The challenge is finding $2.85 million to fill next year's projected gap. Swearengin on Wednesday told the council she can find $1.13 million with some creative juggling. For example, the city will get more federal Community Development Block Grant funds than expected. Some of this can go to the parks department, freeing $442,000 for the general fund.
But that still leaves about $1.7 million to find. Swearengin offered two options to the council.
The first is the loss of 25 sworn police officers through attrition over the next year. The police have a no-layoff clause, but tend to lose two officers a month to retirement or job changes.
Swearengin, with Police Chief Jerry Dyer nodding in agreement from the audience, said this is the worst option. Fresno had 849 sworn officers a few years ago, but is now down to 717 positions. Swearengin said a smaller force would weaken public safety.
The second option is elimination of 49 civilian positions, seven currently vacant. These positions are found throughout City Hall -- the mayor's office, city manager's office, council members' offices, city attorney, city clerk, parks, police and fire, to name a few.
City Manager Mark Scott said job bumping could result in some employees staying with the city in different positions. He said there could be 25 or more layoffs when the bumping is done.
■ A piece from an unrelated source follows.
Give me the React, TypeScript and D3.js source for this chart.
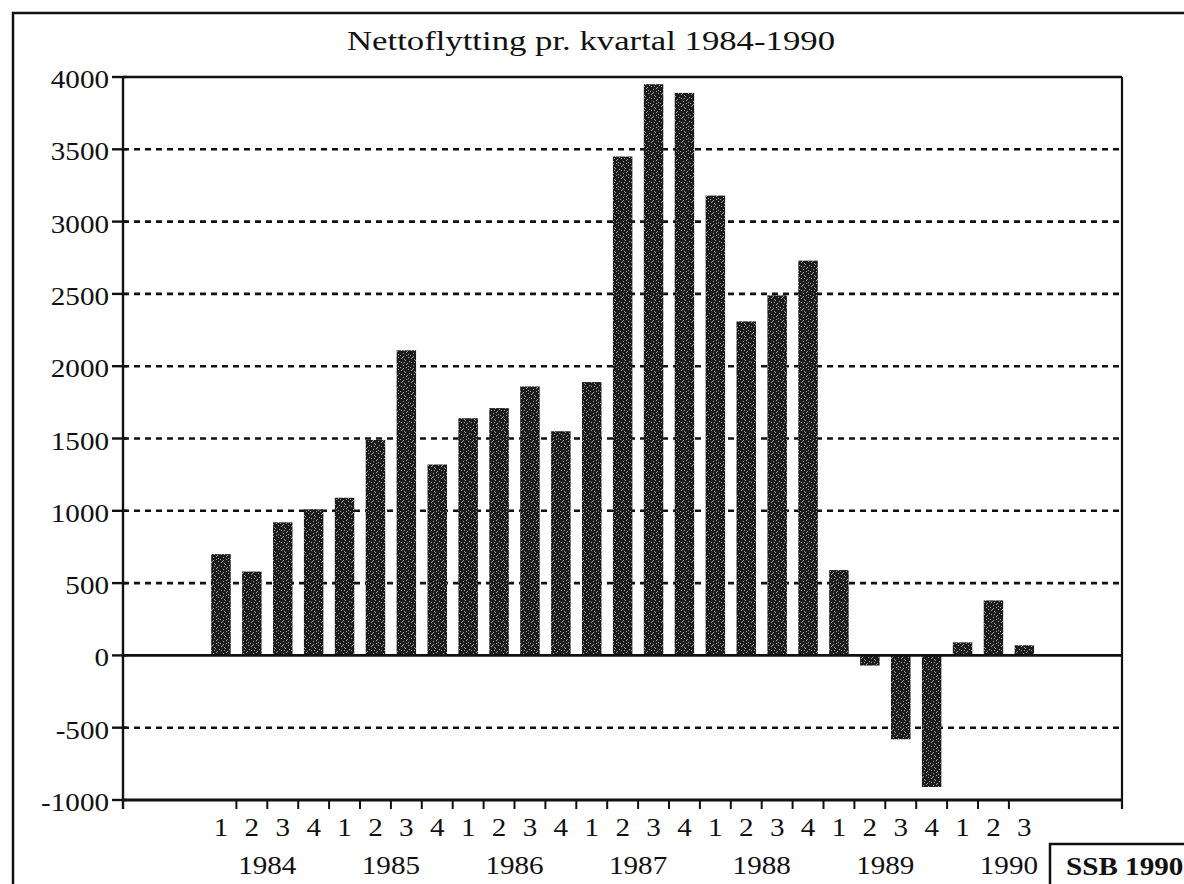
import React from "react";
import * as d3 from "d3";

const years = ["1984", "1985", "1986", "1987", "1988", "1989", "1990"];
const quarterLabels = ["1", "2", "3", "4"];
const periods = [
  "1984-1", "1984-2", "1984-3", "1984-4",
  "1985-1", "1985-2", "1985-3", "1985-4",
  "1986-1", "1986-2", "1986-3", "1986-4",
  "1987-1", "1987-2", "1987-3", "1987-4",
  "1988-1", "1988-2", "1988-3", "1988-4",
  "1989-1", "1989-2", "1989-3", "1989-4",
  "1990-1", "1990-2", "1990-3",
];
const values = [
  700, 580, 920, 1010,
  1090, 1490, 2110, 1320,
  1640, 1710, 1860, 1550,
  1890, 3450, 3950, 3890,
  3180, 2310, 2490, 2730,
  590, -70, -580, -910,
  90, 380, 70,
];
const yTicks = [-1000, -500, 0, 500, 1000, 1500, 2000, 2500, 3000, 3500, 4000];
const title = "Nettoflytting pr. kvartal 1984-1990";
const source = "SSB 1990";

const W = 1184;
const H = 884;
const left = 123;
const right = 1122;
const top = 77;
const bottom = 800;
const font = "'Liberation Serif', 'Times New Roman', serif";
const SX = 1.12;

function T(props: {
  x: number;
  y: number;
  anchor?: string;
  size?: number;
  bold?: boolean;
  children: React.ReactNode;
}) {
  const { x, y, anchor = "middle", size = 26, bold = false, children } = props;
  return (
    <text
      transform={`translate(${x},${y}) scale(${SX},1)`}
      textAnchor={anchor}
      fontSize={size}
      fontWeight={bold ? "bold" : "normal"}
      fill="#111"
    >
      {children}
    </text>
  );
}

export default function App() {
  const x = d3
    .scaleBand<string>()
    .domain(periods)
    .range([205.5, 1039.8])
    .paddingInner(0.37)
    .paddingOuter(0.185);
  const y = d3.scaleLinear().domain([-1000, 4000]).range([bottom, top]);
  const step = x.step();
  const bw = x.bandwidth();
  const gap = step - bw;
  const tickX = (p: string) => (x(p) as number) + bw + gap / 2;
  const centerX = (p: string) => (x(p) as number) + bw / 2;

  const speck: [number, number][] = [
    [1, 2], [5, 0], [3, 5], [7, 3], [0, 7], [6, 7], [2, 9], [8, 9], [4, 11], [9, 1],
    [4, 2], [8, 6], [1, 10], [6, 4], [3, 8],
  ];

  return (
    <svg
      width={W}
      height={H}
      style={{ position: "absolute", left: 0, top: 0, background: "#fff" }}
      fontFamily={font}
    >
      <defs>
        <pattern id="tex" width={10} height={12} patternUnits="userSpaceOnUse">
          <rect width={10} height={12} fill="#1c1c1c" />
          {speck.map(([a, b], i) => (
            <rect key={i} x={a} y={b} width={1} height={1} fill="#a0a0a0" />
          ))}
        </pattern>
      </defs>
      <rect x={0} y={0} width={W} height={H} fill="#fff" />
      {/* outer frame */}
      <rect x={13} y={13} width={1180} height={890} fill="none" stroke="#111" strokeWidth={2.5} />

      <text
        x={591}
        y={50}
        textAnchor="middle"
        fontSize={28}
        fill="#111"
        textLength={488}
        lengthAdjust="spacingAndGlyphs"
      >
        {title}
      </text>

      {/* gridlines */}
      {yTicks
        .filter((t) => t !== 0 && t !== 4000 && t !== -1000)
        .map((t) => (
          <line
            key={"g" + t}
            x1={left}
            x2={right}
            y1={y(t)}
            y2={y(t)}
            stroke="#111"
            strokeWidth={2.6}
            strokeDasharray="6,5"
          />
        ))}

      {/* bars */}
      {periods.map((p, i) => {
        const v = values[i];
        const y0 = y(0);
        const y1 = y(v);
        return (
          <rect
            key={p}
            x={x(p)}
            y={Math.min(y0, y1)}
            width={bw}
            height={Math.abs(y1 - y0)}
            fill="url(#tex)"
          />
        );
      })}

      {/* zero line */}
      <line x1={left} x2={right} y1={y(0)} y2={y(0)} stroke="#111" strokeWidth={2.6} />
      {/* frame of plot */}
      <line x1={left} x2={right} y1={top} y2={top} stroke="#111" strokeWidth={2.6} />
      <line x1={left} x2={right} y1={bottom} y2={bottom} stroke="#111" strokeWidth={3} />
      <line x1={left} x2={left} y1={top} y2={bottom + 9} stroke="#111" strokeWidth={2.4} />
      <line x1={right} x2={right} y1={top} y2={bottom + 9} stroke="#111" strokeWidth={2.2} />

      {/* y ticks and labels */}
      {yTicks.map((t) => (
        <g key={"y" + t}>
          <line x1={left - 11} x2={left + 4} y1={y(t)} y2={y(t)} stroke="#111" strokeWidth={2.4} />
          <T x={109} y={y(t) + 11} anchor="end">
            {t}
          </T>
        </g>
      ))}

      {/* x ticks */}
      {periods.slice(0, periods.length - 1).map((p) => (
        <line
          key={"t" + p}
          x1={tickX(p)}
          x2={tickX(p)}
          y1={bottom}
          y2={bottom + 9}
          stroke="#111"
          strokeWidth={2}
        />
      ))}

      {/* quarter labels */}
      {periods.map((p, i) => (
        <T key={"q" + p} x={centerX(p)} y={836}>
          {quarterLabels[i % 4]}
        </T>
      ))}

      {/* year labels */}
      {years.map((yr, k) => (
        <T key={yr} x={tickX(periods[k * 4 + 1])} y={874}>
          {yr}
        </T>
      ))}

      {/* source box */}
      <rect x={1050} y={844} width={150} height={60} fill="#fff" stroke="#111" strokeWidth={2.5} />
      <T x={1066} y={875} anchor="start" bold>
        {source}
      </T>
    </svg>
  );
}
This civilian layoff option includes program changes, Swearengin said. For example, the Senior Hot Meals program would lose three of its five sites -- Mary Ella Brown Community Center, Senior Citizen Village and Mosqueda Community Center.
The civilian layoff option "is our best recommendation for how we get through the next year," Swearengin said.
Wednesday was the third day of council budget hearings. They could continue for weeks in light of City Hall's complex money woes and politics.
The city charter requires the mayor to present an annual budget, but responsibility for adopting it by June 30 lies with the council. Four votes are enough to approve a budget change, five to override a mayoral veto.
Most council members on Wednesday kept a low profile. Xiong, the mayor's main antagonist during the outsourcing battle, thanked Swearengin for her tactful thoughts on Measure G. Council Member Lee Brand said he doesn't want to see the ranks of police officers get smaller. Baines also circled back to Measure G, saying the fight "was a disagreement, not a personal issue."
Eventually, though, the council must embrace Swearengin's recommendation or come up with its own plan. No council member so far has hinted at a plan that avoids layoffs, fewer services, higher taxes or more borrowing.
Perhaps the most intriguing alternative to Swearengin's plan is an offer from the powerful Fresno Police Officers Association. President Jacky Parks has said his members would make contract concessions with a general fund value of up to $9 million in return for an extension of 18 months on a contract that expires in 2015.
Parks and Swearengin seldom see eye-to-eye on contract issues. Parks refuses to give something for nothing. Swearengin worries about contract extensions that prove too expensive in the long-term.
Swearengin and the council are expected to go into closed session at Thursday's council meeting to discuss a counter-offer to Parks.
Home trash pickup: What's next
If Measure G had passed, the city of Fresno's home trash customers were promised a 17.6% rate cut on a typical monthly bill of $25.37. Outsourcing opponents said that cut was too good to be true.
Public Utilities Director Patrick Wiemiller at a Tuesday budget hearing told the City Council that home trash customers will continue to pay their usual bill. He said the department will soon need some new trucks. He said rates could change.